By Gareth Vaughan
The ANZ Banking Group is keen to finance some of the housing required to help Auckland overcome its shortage, CEO Shayne Elliott says.
Speaking to interest.co.nz in a Double Shot interview Elliott said ANZ and other banks are in the business of helping the communities they are part of transition by building the likes of new infrastructure.
"So when Auckland will grow through a change, around infrastructure, housing etc, we've a role to play in that. Our role is to make sure it's done responsibly, with thought, it's affordable, all of that. So we'll have an opinion on all of those things, [but] we won't always be right. And we absolutely have an interest in helping finance some of that. That's our job," Elliott said.
His comments follow concerns raised by S&P Global Ratings about where the funding required to tackle Auckland's housing shortage, with densification encouraged under the city's Unitary Plan, will come from. The credit rating agency estimates a housing supply shortage of between 30,000 and 40,000 dwellings in Auckland.
"With banks reporting a tightening in lending standards for property development, it's conceivable that new construction will slow, despite the rollout of the Auckland Unitary Plan, applying further upward pressure on house prices," S&P said in February.

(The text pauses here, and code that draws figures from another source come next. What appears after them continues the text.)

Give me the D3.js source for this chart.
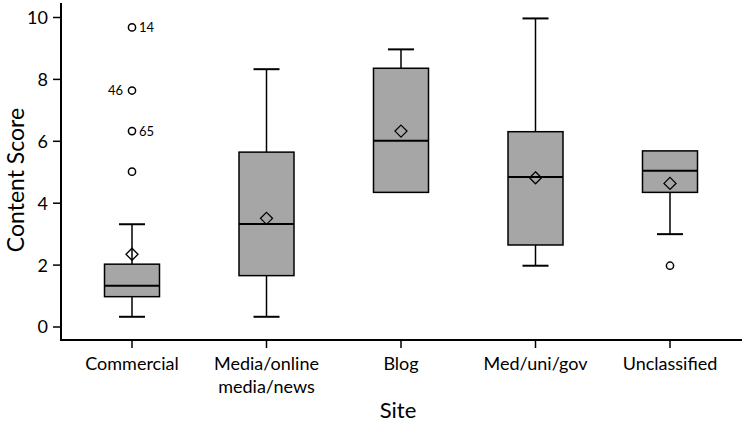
<!DOCTYPE html>
<html>
<head>
<meta charset="utf-8">
<script src="https://cdn.jsdelivr.net/npm/d3@7"></script>
<style>
  body { margin: 0; background: #fff; }
  svg { display: block; font-family: Lato, "Open Sans", sans-serif; }
</style>
</head>
<body>
<div id="chart"></div>
<script>
// categories and box stats
var sites = ["Commercial", "Media/online\nmedia/news", "Blog", "Med/uni/gov", "Unclassified"];
var whiskerLow  = [0.33, 0.33, 4.35, 1.98, 3.0];
var q1          = [0.98, 1.66, 4.35, 2.65, 4.35];
var median      = [1.33, 3.33, 6.02, 4.85, 5.05];
var q3          = [2.03, 5.65, 8.36, 6.31, 5.69];
var whiskerHigh = [3.32, 8.33, 8.97, 9.97, 5.69];
var means       = [2.35, 3.51, 6.33, 4.82, 4.64];
// outliers: [site index, value, case label]
var outliers = [
  [0, 9.68, "14"], [0, 7.64, "46"], [0, 6.33, "65"], [0, 5.02, ""],
  [4, 1.98, ""]
];
var yTicks = [0, 2, 4, 6, 8, 10];

var W = 742, H = 422;
var svg = d3.select("#chart").append("svg").attr("width", W).attr("height", H);

var x = d3.scalePoint().domain(d3.range(sites.length)).range([64.75, 737.25]).padding(0.5);
var y = d3.scaleLinear().domain([0, 10]).range([327, 17.5]);
var boxW = 55, capW = 26;

// axes lines
svg.append("line").attr("x1", 61).attr("x2", 61).attr("y1", 3).attr("y2", 341)
  .attr("stroke", "#000").attr("stroke-width", 2);
svg.append("line").attr("x1", 60).attr("x2", 742).attr("y1", 340).attr("y2", 340)
  .attr("stroke", "#000").attr("stroke-width", 2);

// y ticks
var yAxis = svg.append("g");
yTicks.forEach(function(t){
  yAxis.append("line").attr("x1", 53).attr("x2", 61).attr("y1", y(t)).attr("y2", y(t))
    .attr("stroke", "#000").attr("stroke-width", 1.5);
  yAxis.append("text").attr("x", 48).attr("y", y(t)).attr("dy", "0.36em")
    .attr("text-anchor", "end").attr("font-size", 18).text(t);
});

// x ticks and labels
sites.forEach(function(s, i){
  svg.append("line").attr("x1", x(i)).attr("x2", x(i)).attr("y1", 340).attr("y2", 348)
    .attr("stroke", "#000").attr("stroke-width", 1.5);
  var lines = s.split("\n");
  lines.forEach(function(l, j){
    svg.append("text").attr("x", x(i)).attr("y", 370 + j * 23)
      .attr("text-anchor", "middle").attr("font-size", 18).text(l);
  });
});

// titles
svg.append("text").attr("x", 398).attr("y", 418).attr("text-anchor", "middle")
  .attr("font-size", 22).text("Site");
svg.append("text").attr("transform", "translate(24,180) rotate(-90)")
  .attr("text-anchor", "middle").attr("font-size", 23).text("Content Score");

// boxes
var g = svg.append("g");
sites.forEach(function(s, i){
  var cx = x(i);
  // whiskers
  if (whiskerHigh[i] > q3[i]) {
    g.append("line").attr("x1", cx).attr("x2", cx).attr("y1", y(q3[i])).attr("y2", y(whiskerHigh[i]))
      .attr("stroke", "#000").attr("stroke-width", 1.5);
    g.append("line").attr("x1", cx - capW / 2).attr("x2", cx + capW / 2)
      .attr("y1", y(whiskerHigh[i])).attr("y2", y(whiskerHigh[i]))
      .attr("stroke", "#000").attr("stroke-width", 2);
  }
  if (whiskerLow[i] < q1[i]) {
    g.append("line").attr("x1", cx).attr("x2", cx).attr("y1", y(q1[i])).attr("y2", y(whiskerLow[i]))
      .attr("stroke", "#000").attr("stroke-width", 1.5);
    g.append("line").attr("x1", cx - capW / 2).attr("x2", cx + capW / 2)
      .attr("y1", y(whiskerLow[i])).attr("y2", y(whiskerLow[i]))
      .attr("stroke", "#000").attr("stroke-width", 2);
  }
  g.append("rect").attr("x", cx - boxW / 2).attr("width", boxW)
    .attr("y", y(q3[i])).attr("height", y(q1[i]) - y(q3[i]))
    .attr("fill", "#a6a6a6").attr("stroke", "#000").attr("stroke-width", 1.5);
  g.append("line").attr("x1", cx - boxW / 2).attr("x2", cx + boxW / 2)
    .attr("y1", y(median[i])).attr("y2", y(median[i]))
    .attr("stroke", "#000").attr("stroke-width", 2);
  // mean diamond
  var my = y(means[i]), d = 6;
  g.append("path")
    .attr("d", "M" + cx + "," + (my - d) + "L" + (cx + d) + "," + my + "L" + cx + "," + (my + d) + "L" + (cx - d) + "," + my + "Z")
    .attr("fill", "none").attr("stroke", "#000").attr("stroke-width", 1.3);
});

// outliers
outliers.forEach(function(o){
  var cx = x(o[0]), cy = y(o[1]);
  g.append("circle").attr("cx", cx).attr("cy", cy).attr("r", 3.6)
    .attr("fill", "#fff").attr("stroke", "#000").attr("stroke-width", 1.5);
  if (o[2]) {
    var left = o[2] === "46";
    g.append("text").attr("x", left ? cx - 9 : cx + 7).attr("y", cy).attr("dy", "0.36em")
      .attr("text-anchor", left ? "end" : "start").attr("font-size", 13).text(o[2]);
  }
});
</script>
</body>
</html>
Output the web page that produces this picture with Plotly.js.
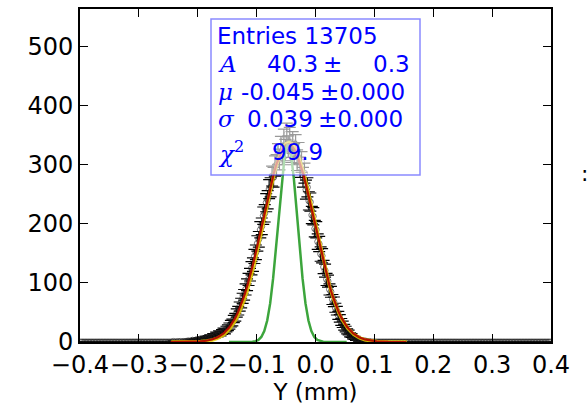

'David didn't ask for, or seek, our approval for that'
Last June ANZ NZ, the country's biggest bank, tightened its lending criteria for rental property investors and owner-occupier borrowers by reducing loan-to-value limits, and by stopping lending to investors wanting to buy sections and apartments off the plan. This saw other banks follow suit, and tighten their lending standards too as demonstrated in the S&P chart below.
Then in July last year ANZ NZ's CEO David Hisco publicly aired concerns about the Auckland property market being overheated and potentially running out of steam.
Elliott says ANZ Group head office in Melbourne had no input into Hisco airing those concerns.
"In that particular case that was completely a New Zealand decision. David didn't ask for, or seek, our approval for that. Those were the views of the New Zealand business and that's exactly as it should be. So we had no involvement in that from a group perspective," Elliott says.
"The role of Australia [the group] is really around strategy. So we set some guidelines, some boundaries as shareholder and say; 'look, in running a bank in New Zealand we'd like you to keep within these parameters in terms of size and scale and risk appetite'."
"But other than that we don't really get involved in the day-to-day decisions. So whether the team here [in NZ] decide to grow or shrink a business, or add more branches or invest in new technology, those are decisions that get made here as long as they're within those pretty broad boundaries," Elliott says.
"I've been on the board here [ANZ NZ] since I joined ANZ in 2009, [and] really the [NZ] business runs almost completely independently."
'House prices have grown extraordinarily'
In terms of the Auckland housing market Elliott says the city is suffering from the same issues as Sydney and Melbourne.
"There are some supply challenges, there are some infrastructure challenges. House prices have grown extraordinarily over the last decade in particular. So we watch that really very, very closely. On some measures Auckland's even more extreme than Melbourne and Sydney. So yes, it is a concern because when we lend money to people to buy homes we want to make sure that they can afford that debt, that it's a responsible amount for them to borrow and that they can comfortably repay it," says Elliott.
"And obviously with house prices growing at a much faster rate than household income, sometimes that ability to repay is getting stretched."
"The regulatory changes that have been made on both sides of the Tasman recently have actually been good things. And while they may not have taken all the heat out of the market, I think they have been positive developments for everybody," says Elliott.